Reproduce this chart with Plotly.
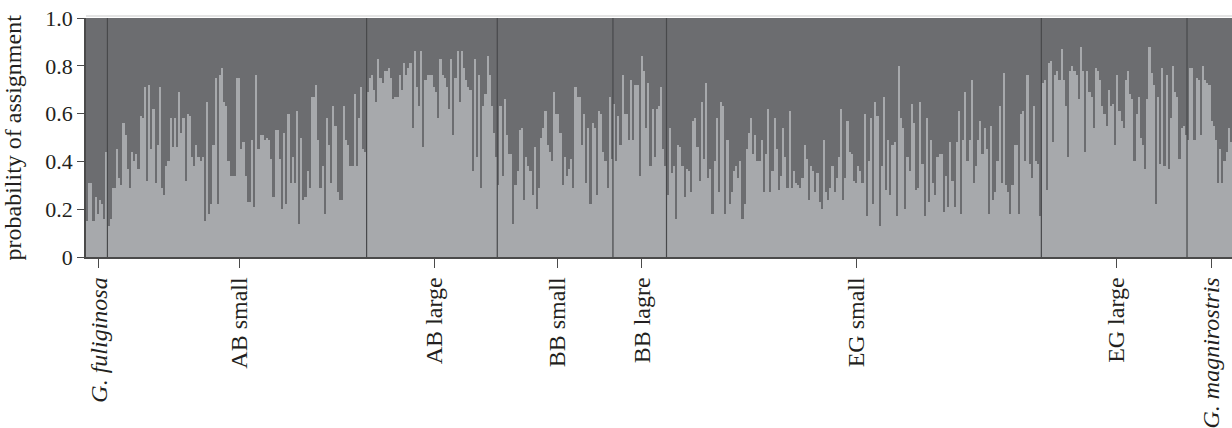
import plotly.graph_objects as go

# ---- data: probability of assignment to the "light" cluster, per individual ----
groups = ["G. fuliginosa", "AB small", "AB large", "BB small", "BB lagre",
          "EG small", "EG large", "G. magnirostris"]
group_labels = ["<i>G. fuliginosa</i>", "AB small", "AB large", "BB small", "BB lagre",
                "EG small", "EG large", "<i>G. magnirostris</i>"]

g_fuliginosa = [0.15, 0.31, 0.31, 0.15, 0.25, 0.18, 0.24, 0.22, 0.16, 0.44]

ab_small = [0.13, 0.16, 0.29, 0.29, 0.45, 0.33, 0.30, 0.56, 0.51, 0.37,
            0.29, 0.44, 0.40, 0.43, 0.37, 0.59, 0.58, 0.71, 0.32, 0.72,
            0.45, 0.62, 0.31, 0.47, 0.71, 0.29, 0.26, 0.38, 0.40, 0.58,
            0.46, 0.58, 0.46, 0.69, 0.52, 0.58, 0.32, 0.60, 0.59, 0.42,
            0.38, 0.47, 0.42, 0.40, 0.42, 0.15, 0.65, 0.18, 0.22, 0.47,
            0.75, 0.22, 0.76, 0.79, 0.65, 0.63, 0.40, 0.34, 0.34, 0.34,
            0.75, 0.75, 0.45, 0.48, 0.34, 0.23, 0.23, 0.49, 0.21, 0.76,
            0.45, 0.51, 0.51, 0.49, 0.50, 0.49, 0.41, 0.25, 0.53, 0.53,
            0.41, 0.20, 0.52, 0.22, 0.60, 0.31, 0.42, 0.31, 0.61, 0.14,
            0.50, 0.24, 0.25, 0.36, 0.29, 0.67, 0.67, 0.72, 0.49, 0.29,
            0.38, 0.18, 0.58, 0.47, 0.31, 0.63, 0.55, 0.27, 0.24, 0.24,
            0.63, 0.49, 0.47, 0.38, 0.38, 0.68, 0.38, 0.58, 0.71, 0.45,
            0.44]

ab_large = [0.69, 0.75, 0.76, 0.70, 0.65, 0.83, 0.75, 0.73, 0.78, 0.78,
            0.79, 0.75, 0.66, 0.67, 0.67, 0.76, 0.70, 0.81, 0.76, 0.79,
            0.81, 0.54, 0.86, 0.71, 0.63, 0.86, 0.46, 0.74, 0.76, 0.76,
            0.76, 0.71, 0.69, 0.58, 0.83, 0.76, 0.75, 0.71, 0.62, 0.83,
            0.51, 0.75, 0.86, 0.65, 0.86, 0.79, 0.74, 0.71, 0.70, 0.36,
            0.83, 0.42, 0.76, 0.29, 0.63, 0.68, 0.84, 0.76, 0.63, 0.52,
            0.42]

bb_small = [0.30, 0.63, 0.34, 0.66, 0.51, 0.43, 0.43, 0.14, 0.30, 0.36,
            0.53, 0.54, 0.24, 0.42, 0.38, 0.36, 0.26, 0.46, 0.20, 0.29,
            0.50, 0.54, 0.61, 0.47, 0.44, 0.40, 0.69, 0.60, 0.60, 0.52,
            0.30, 0.42, 0.34, 0.37, 0.41, 0.29, 0.71, 0.67, 0.67, 0.47,
            0.60, 0.31, 0.54, 0.22, 0.56, 0.54, 0.26, 0.61, 0.60, 0.44,
            0.40, 0.29, 0.67, 0.41]

bb_lagre = [0.64, 0.40, 0.59, 0.47, 0.76, 0.60, 0.60, 0.49, 0.74, 0.49,
            0.72, 0.72, 0.34, 0.84, 0.78, 0.54, 0.73, 0.38, 0.62, 0.42,
            0.62, 0.63, 0.71, 0.45, 0.38]

eg_small = [0.26, 0.54, 0.35, 0.38, 0.16, 0.47, 0.46, 0.38, 0.25, 0.37,
            0.36, 0.27, 0.57, 0.58, 0.46, 0.32, 0.65, 0.41, 0.73, 0.33,
            0.37, 0.18, 0.40, 0.58, 0.27, 0.65, 0.63, 0.18, 0.49,
            0.22, 0.27, 0.36, 0.38, 0.33, 0.40, 0.16, 0.22, 0.45,
            0.52, 0.58, 0.43, 0.51, 0.40, 0.40, 0.49, 0.27, 0.43,
            0.62, 0.27, 0.36, 0.58, 0.45, 0.28, 0.34, 0.54, 0.42, 0.29,
            0.61, 0.29, 0.36, 0.31, 0.30, 0.29, 0.33, 0.47, 0.41,
            0.24, 0.38, 0.36, 0.27, 0.35, 0.23, 0.20, 0.49, 0.27, 0.24,
            0.29, 0.38, 0.27, 0.33, 0.42, 0.62, 0.24, 0.33, 0.57, 0.44,
            0.43, 0.32, 0.31, 0.38, 0.36, 0.31, 0.60, 0.17, 0.40, 0.58,
            0.22, 0.65, 0.59, 0.13, 0.38, 0.67, 0.28, 0.49, 0.26, 0.47,
            0.48, 0.17, 0.80, 0.58, 0.54, 0.20, 0.42, 0.36, 0.64,
            0.56, 0.28, 0.29, 0.65, 0.39, 0.17, 0.58, 0.23, 0.49, 0.31,
            0.26, 0.42, 0.43, 0.43, 0.19, 0.34, 0.21, 0.48, 0.32, 0.21,
            0.48, 0.61, 0.18, 0.49, 0.69, 0.40, 0.49, 0.74, 0.31,
            0.38, 0.49, 0.57, 0.43, 0.54, 0.45, 0.18, 0.55, 0.24, 0.27,
            0.40, 0.63, 0.31, 0.77, 0.30, 0.27, 0.18, 0.30, 0.47, 0.47,
            0.18, 0.60, 0.61, 0.40, 0.76, 0.39, 0.33, 0.63, 0.40,
            0.39, 0.17]

eg_large = [0.73, 0.74, 0.28, 0.81, 0.82, 0.48, 0.76, 0.78, 0.74,
            0.87, 0.74, 0.63, 0.42, 0.78, 0.80, 0.78, 0.76, 0.66,
            0.88, 0.78, 0.44, 0.78, 0.69, 0.67, 0.54, 0.79, 0.78, 0.74,
            0.63, 0.60, 0.55, 0.70, 0.63, 0.64, 0.47, 0.76, 0.61, 0.57,
            0.54, 0.74, 0.78, 0.68, 0.66, 0.40, 0.60, 0.67, 0.50,
            0.47, 0.37, 0.66, 0.88, 0.77, 0.72, 0.22, 0.67, 0.39, 0.79,
            0.38, 0.76, 0.37, 0.58, 0.80, 0.69, 0.67, 0.41, 0.54,
            0.55, 0.51]

g_magnirostris = [0.49, 0.79, 0.79, 0.49, 0.75, 0.74, 0.51, 0.80, 0.74, 0.73,
                  0.72, 0.57, 0.55, 0.49, 0.31, 0.45, 0.31, 0.40, 0.44, 0.54,
                  0.48]

group_values = [g_fuliginosa, ab_small, ab_large, bb_small, bb_lagre,
                eg_small, eg_large, g_magnirostris]

y_ticks = [0, 0.2, 0.4, 0.6, 0.8, 1.0]
y_ticktext = ["0", "0.2", "0.4", "0.6", "0.8", "1.0"]
y_title = "probability of assignment"

# ---- build ----
light = []
for vals in group_values:
    light.extend(vals)
dark = [1 - v for v in light]
n = len(light)
xs = list(range(n))

LIGHT = "#a7a9ac"
DARK = "#6c6d70"
SEP = "#48494b"
AX = "#4a4a4a"
FONT = "Liberation Serif"
TXT = "#231f20"

fig = go.Figure()
fig.add_trace(go.Bar(x=xs, y=light, marker=dict(color=LIGHT, line=dict(width=0)),
                     width=1.0, showlegend=False, hoverinfo="skip"))
fig.add_trace(go.Bar(x=xs, y=dark, marker=dict(color=DARK, line=dict(width=0)),
                     width=1.0, showlegend=False, hoverinfo="skip"))

# group boundaries and centres
centres = []
boundaries = []
start = 0
for vals in group_values:
    centres.append(start + (len(vals) - 1) / 2 + 1)
    start += len(vals)
    boundaries.append(start - 0.5)

shapes = []
for b in boundaries[:-1]:
    shapes.append(dict(type="line", xref="x", yref="y", x0=b, x1=b, y0=0, y1=1,
                       line=dict(color=SEP, width=1.2), layer="above"))
# faint top rule
shapes.append(dict(type="line", xref="paper", yref="paper", x0=0, x1=1, y0=1.008, y1=1.008,
                   line=dict(color="#e4e4e4", width=2)))

fig.update_layout(
    width=1232, height=428,
    margin=dict(l=86, r=0, t=18, b=169),
    barmode="stack", bargap=0,
    plot_bgcolor="white", paper_bgcolor="white",
    font=dict(family=FONT, color=TXT),
    shapes=shapes,
    annotations=[dict(text=y_title, xref="paper", yref="paper", x=-0.0637, y=0.5,
                      xanchor="center", yanchor="middle", textangle=-90, showarrow=False,
                      font=dict(family=FONT, size=24, color=TXT))],
    xaxis=dict(range=[-0.5, n - 0.5], tickvals=centres, ticktext=group_labels,
               tickangle=-90, ticks="outside", ticklen=9, tickcolor=AX, tickwidth=1.2,
               showline=True, linecolor=AX, linewidth=1.5, showgrid=False, zeroline=False,
               tickfont=dict(family=FONT, size=24, color=TXT)),
    yaxis=dict(range=[0, 1], tickvals=y_ticks, ticktext=y_ticktext,
               ticks="outside", ticklen=7, tickcolor=AX, tickwidth=1.2,
               showline=True, linecolor=AX, linewidth=1.5, showgrid=False, zeroline=False,
               tickfont=dict(family=FONT, size=22, color=TXT)),
)

fig.write_html("out.html", config={"displayModeBar": False},
               post_script="document.body.style.margin='0';")
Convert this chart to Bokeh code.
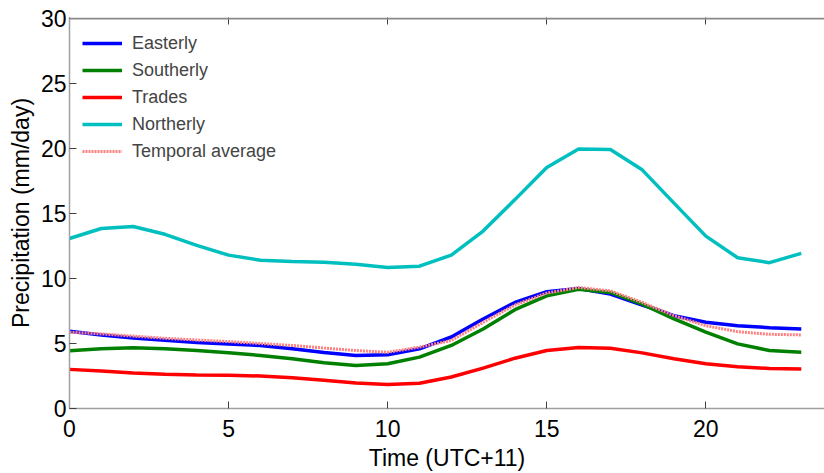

━━━━━━━━━━━━━━━━

— Task goal —
The answer is the number of lines in the preceding material that hold "this"; write that number and nothing else.

— Task response —
2